Stifles recommendations to prevent shootings of rock throwers along border

Kurt Nimmo
January 31, 2014

Redacted page from report on border shootings.
Redacted page from report on border shootings.

The Department of Homeland Security is attempting to stifle debate on its agents using deadly force against rock throwers on the border.

According to The Center for Investigative Reporting (CIR), a portion of a report issued by the agency’s inspector general was redacted by DHS officials.

An official said the report produced by the Police Executive Research Forum, a Washington-based law enforcement think tank, was “redacted due to deliberative material.”

The report recommends Customs and Border Protection “train agents to de-escalate these encounters by taking cover, moving out of range and/or using less lethal weapons. Agents should not place themselves in positions where they have no alternatives to using deadly force.”

In 2012, a 16 year old Mexican national, José Antonio Elena Rodriguez, was shot eight times in the back and head at the border city of Nogales by Border Control agents. The Mexican Foreign Relations Department issued a statement stating it “forcefully condemned” the shooting and called deaths along the border “a serious bilateral problem.”

“The censored report highlights how the Department of Homeland Security has attempted to mute the contentious debate surrounding the Border Patrol and Customs and Border Protection as a spate of agent-involved shootings has left more than 20 people dead since 2010,” Andrew Becker and G. W. Schulz write for the CIR.

In November Michael J. Fisher, chief of the U.S. Border Patrol, rejected the report’s recommendations. “Just to say that you shouldn’t shoot at rock-throwers or vehicles for us, in our environment, was very problematic and could potentially put Border Patrol agents in danger,” he told the Associated Press.

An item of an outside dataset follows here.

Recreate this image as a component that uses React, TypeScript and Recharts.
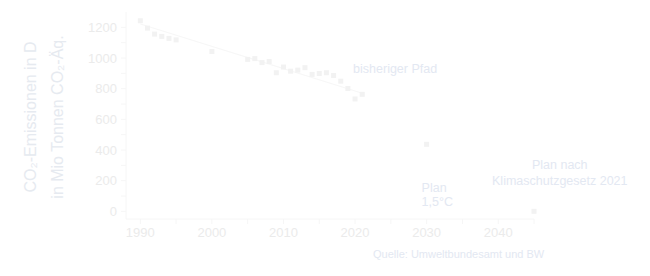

Earlier this month R. Gil Kerlikowske, the nominee for Customs and Border Protection commissioner, told Sen. Robert Menendez, a New Jersey Democrat, and the Senate Finance Committee he would push for more transparency at the agency if he was confirmed.

Sen. Robert Menendez questions Customs and Border Protection commissioner nominee on transparency.

“Transparency and … use of force in any law enforcement agency is critical,” Kerlikowske said. “If you don’t have the trust and the cooperation of the people you serve and they don’t understand or they’re not knowledgeable of your policies, it makes that trust and cooperation very difficult.”

In September Menendez complained “there doesn’t seem to be a unified policy on the use of force. Sometimes kids throw rocks over the border and border guards ignore it. Other times they shoot back. There’s something wrong with that policy.”